What the task requires ->
Start at the line that contains "Reproduce this chart with matplotlib.", stop at the line that contains "plt.rcParams['mathtext.it'] = 'Liberation", and repeat every line in that span, those two included, with no pictures.

============

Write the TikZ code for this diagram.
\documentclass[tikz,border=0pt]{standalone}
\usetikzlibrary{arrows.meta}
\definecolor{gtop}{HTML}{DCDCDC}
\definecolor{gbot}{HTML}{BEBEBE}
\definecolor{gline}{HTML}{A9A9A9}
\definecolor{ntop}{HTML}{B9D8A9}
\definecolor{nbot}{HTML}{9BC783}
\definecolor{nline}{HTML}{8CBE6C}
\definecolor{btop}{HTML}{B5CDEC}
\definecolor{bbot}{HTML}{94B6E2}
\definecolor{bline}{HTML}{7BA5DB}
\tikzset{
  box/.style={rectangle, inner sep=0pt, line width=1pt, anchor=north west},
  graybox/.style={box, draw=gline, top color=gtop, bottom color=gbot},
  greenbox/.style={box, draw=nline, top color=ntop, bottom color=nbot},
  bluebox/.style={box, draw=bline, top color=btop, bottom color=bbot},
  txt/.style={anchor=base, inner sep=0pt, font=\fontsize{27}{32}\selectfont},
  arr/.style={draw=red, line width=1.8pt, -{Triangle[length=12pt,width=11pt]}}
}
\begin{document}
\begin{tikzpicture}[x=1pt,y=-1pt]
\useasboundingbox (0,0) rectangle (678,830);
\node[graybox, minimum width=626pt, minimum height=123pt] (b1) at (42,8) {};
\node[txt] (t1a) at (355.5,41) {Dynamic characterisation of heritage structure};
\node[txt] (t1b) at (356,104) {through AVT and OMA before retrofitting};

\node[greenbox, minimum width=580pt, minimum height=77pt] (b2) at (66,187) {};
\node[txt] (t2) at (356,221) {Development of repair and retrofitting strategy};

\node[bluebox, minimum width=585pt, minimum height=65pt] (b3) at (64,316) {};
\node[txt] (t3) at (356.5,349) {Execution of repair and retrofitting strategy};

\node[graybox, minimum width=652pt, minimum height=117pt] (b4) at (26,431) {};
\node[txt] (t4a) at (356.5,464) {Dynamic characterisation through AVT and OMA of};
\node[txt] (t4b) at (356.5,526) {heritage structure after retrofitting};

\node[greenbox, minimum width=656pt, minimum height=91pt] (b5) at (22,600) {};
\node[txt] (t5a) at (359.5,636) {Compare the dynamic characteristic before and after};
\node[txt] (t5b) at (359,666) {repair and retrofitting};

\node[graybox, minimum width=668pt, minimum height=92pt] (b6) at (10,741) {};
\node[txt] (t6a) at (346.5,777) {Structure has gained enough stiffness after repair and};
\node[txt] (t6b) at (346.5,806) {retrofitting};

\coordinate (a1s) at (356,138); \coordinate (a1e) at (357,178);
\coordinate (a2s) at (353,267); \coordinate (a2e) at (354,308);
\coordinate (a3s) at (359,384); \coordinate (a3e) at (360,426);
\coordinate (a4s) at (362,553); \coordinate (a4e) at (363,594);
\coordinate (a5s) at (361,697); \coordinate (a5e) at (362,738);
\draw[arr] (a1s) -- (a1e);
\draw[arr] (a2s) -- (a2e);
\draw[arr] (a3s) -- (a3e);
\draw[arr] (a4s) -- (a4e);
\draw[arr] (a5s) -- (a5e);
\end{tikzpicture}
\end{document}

============

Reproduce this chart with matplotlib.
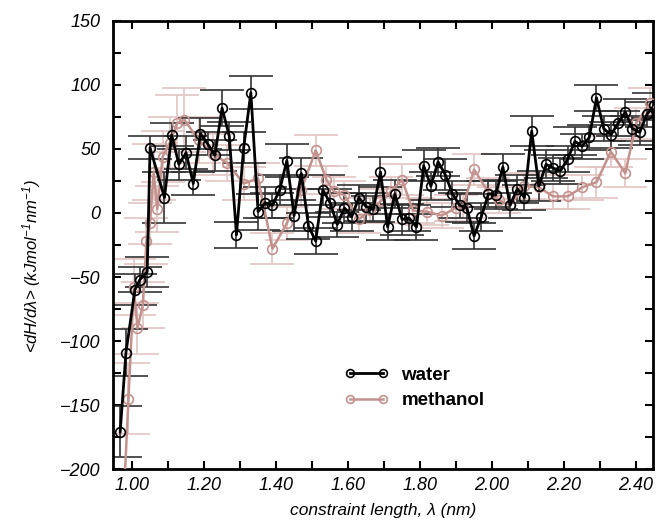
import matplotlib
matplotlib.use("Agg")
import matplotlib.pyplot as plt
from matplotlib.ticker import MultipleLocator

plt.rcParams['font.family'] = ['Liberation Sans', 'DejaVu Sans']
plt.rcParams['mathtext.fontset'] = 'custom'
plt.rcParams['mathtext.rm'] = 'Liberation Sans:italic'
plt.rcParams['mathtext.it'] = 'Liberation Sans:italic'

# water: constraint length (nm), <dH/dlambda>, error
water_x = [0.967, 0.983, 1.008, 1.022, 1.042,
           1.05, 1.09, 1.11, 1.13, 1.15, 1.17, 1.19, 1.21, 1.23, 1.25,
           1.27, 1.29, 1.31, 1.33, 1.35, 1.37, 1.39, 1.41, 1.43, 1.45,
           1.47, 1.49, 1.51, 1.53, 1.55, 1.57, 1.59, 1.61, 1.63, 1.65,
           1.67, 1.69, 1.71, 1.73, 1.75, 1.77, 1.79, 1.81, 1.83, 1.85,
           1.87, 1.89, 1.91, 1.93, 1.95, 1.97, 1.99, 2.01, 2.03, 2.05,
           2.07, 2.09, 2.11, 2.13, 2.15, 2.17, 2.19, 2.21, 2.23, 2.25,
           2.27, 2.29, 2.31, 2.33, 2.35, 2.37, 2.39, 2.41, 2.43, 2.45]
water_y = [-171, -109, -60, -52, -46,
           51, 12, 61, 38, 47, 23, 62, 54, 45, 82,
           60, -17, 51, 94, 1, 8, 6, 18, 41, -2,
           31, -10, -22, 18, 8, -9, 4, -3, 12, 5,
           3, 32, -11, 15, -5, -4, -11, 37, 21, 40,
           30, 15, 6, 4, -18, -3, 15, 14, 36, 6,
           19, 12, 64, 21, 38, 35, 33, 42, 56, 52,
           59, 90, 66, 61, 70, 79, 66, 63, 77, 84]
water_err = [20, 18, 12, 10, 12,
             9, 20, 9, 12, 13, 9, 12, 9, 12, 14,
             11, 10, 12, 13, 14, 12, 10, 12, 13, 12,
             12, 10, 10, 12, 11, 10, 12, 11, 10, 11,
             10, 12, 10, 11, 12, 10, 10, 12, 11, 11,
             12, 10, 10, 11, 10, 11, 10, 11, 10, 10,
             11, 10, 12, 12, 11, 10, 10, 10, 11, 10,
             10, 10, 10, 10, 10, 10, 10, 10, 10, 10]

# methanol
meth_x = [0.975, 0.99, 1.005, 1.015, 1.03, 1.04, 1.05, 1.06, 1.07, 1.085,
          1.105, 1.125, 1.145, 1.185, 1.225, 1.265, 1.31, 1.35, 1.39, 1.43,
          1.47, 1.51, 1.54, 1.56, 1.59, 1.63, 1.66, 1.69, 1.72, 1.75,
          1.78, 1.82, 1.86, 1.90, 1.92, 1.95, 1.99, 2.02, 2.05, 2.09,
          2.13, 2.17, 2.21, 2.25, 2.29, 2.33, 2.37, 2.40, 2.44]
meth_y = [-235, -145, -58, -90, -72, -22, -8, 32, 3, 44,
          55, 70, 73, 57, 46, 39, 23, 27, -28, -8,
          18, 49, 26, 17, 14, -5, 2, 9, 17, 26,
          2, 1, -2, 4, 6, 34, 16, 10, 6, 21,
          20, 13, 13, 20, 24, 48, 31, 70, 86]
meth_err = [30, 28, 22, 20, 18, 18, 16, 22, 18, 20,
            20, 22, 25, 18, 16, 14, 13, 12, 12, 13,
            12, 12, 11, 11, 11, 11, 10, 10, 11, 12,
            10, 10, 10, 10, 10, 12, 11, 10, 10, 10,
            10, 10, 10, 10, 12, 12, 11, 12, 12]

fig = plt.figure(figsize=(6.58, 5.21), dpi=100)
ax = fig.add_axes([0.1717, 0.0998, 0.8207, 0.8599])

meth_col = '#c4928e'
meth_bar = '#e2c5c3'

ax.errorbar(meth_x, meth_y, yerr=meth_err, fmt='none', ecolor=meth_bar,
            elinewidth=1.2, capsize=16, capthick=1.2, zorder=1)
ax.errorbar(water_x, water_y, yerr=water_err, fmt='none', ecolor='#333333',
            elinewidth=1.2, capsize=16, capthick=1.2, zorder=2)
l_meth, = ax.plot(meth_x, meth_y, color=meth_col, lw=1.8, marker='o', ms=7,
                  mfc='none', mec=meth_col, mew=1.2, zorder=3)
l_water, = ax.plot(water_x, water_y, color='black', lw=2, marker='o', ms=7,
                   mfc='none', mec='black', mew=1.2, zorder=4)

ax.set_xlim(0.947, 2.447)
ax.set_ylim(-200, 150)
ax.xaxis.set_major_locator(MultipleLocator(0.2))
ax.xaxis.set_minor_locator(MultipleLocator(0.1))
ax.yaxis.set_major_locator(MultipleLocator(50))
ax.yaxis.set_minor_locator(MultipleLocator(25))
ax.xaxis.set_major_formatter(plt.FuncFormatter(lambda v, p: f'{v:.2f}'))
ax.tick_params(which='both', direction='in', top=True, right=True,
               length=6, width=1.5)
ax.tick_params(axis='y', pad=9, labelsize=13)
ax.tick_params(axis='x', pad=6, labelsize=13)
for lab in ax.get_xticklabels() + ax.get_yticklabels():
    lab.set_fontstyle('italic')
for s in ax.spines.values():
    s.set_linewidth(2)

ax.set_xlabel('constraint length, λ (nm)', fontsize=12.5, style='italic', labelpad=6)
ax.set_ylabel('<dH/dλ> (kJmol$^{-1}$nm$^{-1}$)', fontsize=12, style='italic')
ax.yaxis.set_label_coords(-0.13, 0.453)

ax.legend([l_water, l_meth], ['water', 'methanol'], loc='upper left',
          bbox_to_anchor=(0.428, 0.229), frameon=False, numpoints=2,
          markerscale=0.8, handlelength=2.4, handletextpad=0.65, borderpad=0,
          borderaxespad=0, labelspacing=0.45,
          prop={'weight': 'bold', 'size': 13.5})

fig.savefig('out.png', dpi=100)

============

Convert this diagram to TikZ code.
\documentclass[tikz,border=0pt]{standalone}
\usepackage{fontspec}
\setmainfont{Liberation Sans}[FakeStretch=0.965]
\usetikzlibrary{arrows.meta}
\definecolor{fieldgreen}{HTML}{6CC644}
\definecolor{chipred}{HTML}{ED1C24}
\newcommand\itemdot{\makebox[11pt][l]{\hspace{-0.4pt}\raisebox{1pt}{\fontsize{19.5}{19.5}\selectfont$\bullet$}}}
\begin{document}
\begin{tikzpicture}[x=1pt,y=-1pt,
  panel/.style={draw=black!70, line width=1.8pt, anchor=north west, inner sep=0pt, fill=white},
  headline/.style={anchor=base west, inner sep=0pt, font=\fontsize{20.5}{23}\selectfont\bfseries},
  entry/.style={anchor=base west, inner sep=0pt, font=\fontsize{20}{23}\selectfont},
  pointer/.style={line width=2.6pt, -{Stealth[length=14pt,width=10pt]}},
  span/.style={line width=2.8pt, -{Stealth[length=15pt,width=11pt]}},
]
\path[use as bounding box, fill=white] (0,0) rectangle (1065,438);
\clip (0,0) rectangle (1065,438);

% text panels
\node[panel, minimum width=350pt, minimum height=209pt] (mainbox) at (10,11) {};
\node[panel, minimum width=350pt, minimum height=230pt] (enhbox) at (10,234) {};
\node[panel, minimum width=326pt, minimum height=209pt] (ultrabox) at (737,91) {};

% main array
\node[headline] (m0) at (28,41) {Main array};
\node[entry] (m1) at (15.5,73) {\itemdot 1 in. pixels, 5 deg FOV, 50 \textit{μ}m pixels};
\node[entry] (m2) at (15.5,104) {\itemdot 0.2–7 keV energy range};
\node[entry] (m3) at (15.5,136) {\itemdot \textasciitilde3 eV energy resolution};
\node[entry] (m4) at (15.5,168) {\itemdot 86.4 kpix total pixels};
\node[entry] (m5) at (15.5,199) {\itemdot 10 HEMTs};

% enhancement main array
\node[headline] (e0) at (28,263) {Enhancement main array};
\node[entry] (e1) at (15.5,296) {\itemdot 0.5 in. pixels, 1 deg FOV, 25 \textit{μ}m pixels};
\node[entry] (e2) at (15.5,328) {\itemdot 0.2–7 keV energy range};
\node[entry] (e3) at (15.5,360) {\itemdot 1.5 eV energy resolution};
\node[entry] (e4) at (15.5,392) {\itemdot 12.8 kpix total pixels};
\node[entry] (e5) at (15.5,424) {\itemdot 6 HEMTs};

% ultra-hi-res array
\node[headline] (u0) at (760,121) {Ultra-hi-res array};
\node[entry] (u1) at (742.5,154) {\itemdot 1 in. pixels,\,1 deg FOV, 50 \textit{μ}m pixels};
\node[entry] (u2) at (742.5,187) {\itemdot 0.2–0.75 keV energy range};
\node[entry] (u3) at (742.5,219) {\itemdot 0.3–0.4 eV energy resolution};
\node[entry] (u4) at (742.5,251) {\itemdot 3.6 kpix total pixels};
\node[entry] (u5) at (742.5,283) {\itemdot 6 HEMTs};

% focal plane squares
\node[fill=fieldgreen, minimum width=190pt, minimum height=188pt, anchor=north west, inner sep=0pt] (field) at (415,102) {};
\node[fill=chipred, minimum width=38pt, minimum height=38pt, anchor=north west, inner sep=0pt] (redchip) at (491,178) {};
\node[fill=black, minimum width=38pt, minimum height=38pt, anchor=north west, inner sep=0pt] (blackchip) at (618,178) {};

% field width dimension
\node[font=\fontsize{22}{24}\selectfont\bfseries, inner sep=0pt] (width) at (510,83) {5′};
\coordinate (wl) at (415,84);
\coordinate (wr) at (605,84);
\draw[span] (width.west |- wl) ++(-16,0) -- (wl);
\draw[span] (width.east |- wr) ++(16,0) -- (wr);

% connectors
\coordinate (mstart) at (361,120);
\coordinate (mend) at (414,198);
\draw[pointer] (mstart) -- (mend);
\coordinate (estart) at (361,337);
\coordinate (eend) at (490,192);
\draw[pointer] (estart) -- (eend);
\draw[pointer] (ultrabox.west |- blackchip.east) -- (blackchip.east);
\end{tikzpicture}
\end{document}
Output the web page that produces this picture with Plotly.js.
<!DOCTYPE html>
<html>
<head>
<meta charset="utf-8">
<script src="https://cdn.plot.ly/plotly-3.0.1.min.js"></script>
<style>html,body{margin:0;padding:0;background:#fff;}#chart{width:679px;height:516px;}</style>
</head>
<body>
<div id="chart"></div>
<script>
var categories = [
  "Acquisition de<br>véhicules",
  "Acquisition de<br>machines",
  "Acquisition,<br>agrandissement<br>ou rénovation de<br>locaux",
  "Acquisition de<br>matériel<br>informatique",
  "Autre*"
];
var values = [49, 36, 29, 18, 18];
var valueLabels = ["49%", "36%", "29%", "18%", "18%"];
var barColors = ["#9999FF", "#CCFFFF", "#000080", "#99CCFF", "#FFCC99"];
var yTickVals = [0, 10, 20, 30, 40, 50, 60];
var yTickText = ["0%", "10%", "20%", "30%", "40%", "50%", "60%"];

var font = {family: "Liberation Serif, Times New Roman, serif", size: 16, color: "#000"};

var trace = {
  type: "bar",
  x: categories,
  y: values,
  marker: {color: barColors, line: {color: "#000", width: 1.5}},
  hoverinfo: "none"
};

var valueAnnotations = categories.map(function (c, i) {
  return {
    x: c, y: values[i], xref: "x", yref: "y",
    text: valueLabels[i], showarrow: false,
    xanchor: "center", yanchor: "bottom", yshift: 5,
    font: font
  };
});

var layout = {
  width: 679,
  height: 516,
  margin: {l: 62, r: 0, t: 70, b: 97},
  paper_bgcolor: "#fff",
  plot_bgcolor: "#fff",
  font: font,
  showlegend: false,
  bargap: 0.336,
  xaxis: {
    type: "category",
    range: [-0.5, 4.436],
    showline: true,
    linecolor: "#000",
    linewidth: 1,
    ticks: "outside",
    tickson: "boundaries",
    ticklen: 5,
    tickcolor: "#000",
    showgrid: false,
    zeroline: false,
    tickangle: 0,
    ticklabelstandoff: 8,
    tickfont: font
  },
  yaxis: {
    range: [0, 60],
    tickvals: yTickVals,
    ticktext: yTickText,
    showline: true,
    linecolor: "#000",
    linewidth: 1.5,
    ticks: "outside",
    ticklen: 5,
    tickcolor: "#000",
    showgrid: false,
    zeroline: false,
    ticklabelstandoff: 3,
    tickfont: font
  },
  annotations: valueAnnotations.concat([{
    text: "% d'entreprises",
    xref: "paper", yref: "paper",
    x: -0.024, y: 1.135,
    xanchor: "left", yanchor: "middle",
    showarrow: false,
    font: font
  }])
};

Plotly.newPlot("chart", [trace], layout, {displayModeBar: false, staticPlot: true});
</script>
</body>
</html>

============

Response for this exercise ->
Reproduce this chart with matplotlib.
import matplotlib
matplotlib.use("Agg")
import matplotlib.pyplot as plt
from matplotlib.ticker import MultipleLocator

plt.rcParams['font.family'] = ['Liberation Sans', 'DejaVu Sans']
plt.rcParams['mathtext.fontset'] = 'custom'
plt.rcParams['mathtext.rm'] = 'Liberation Sans:italic'
plt.rcParams['mathtext.it'] = 'Liberation Sans:italic'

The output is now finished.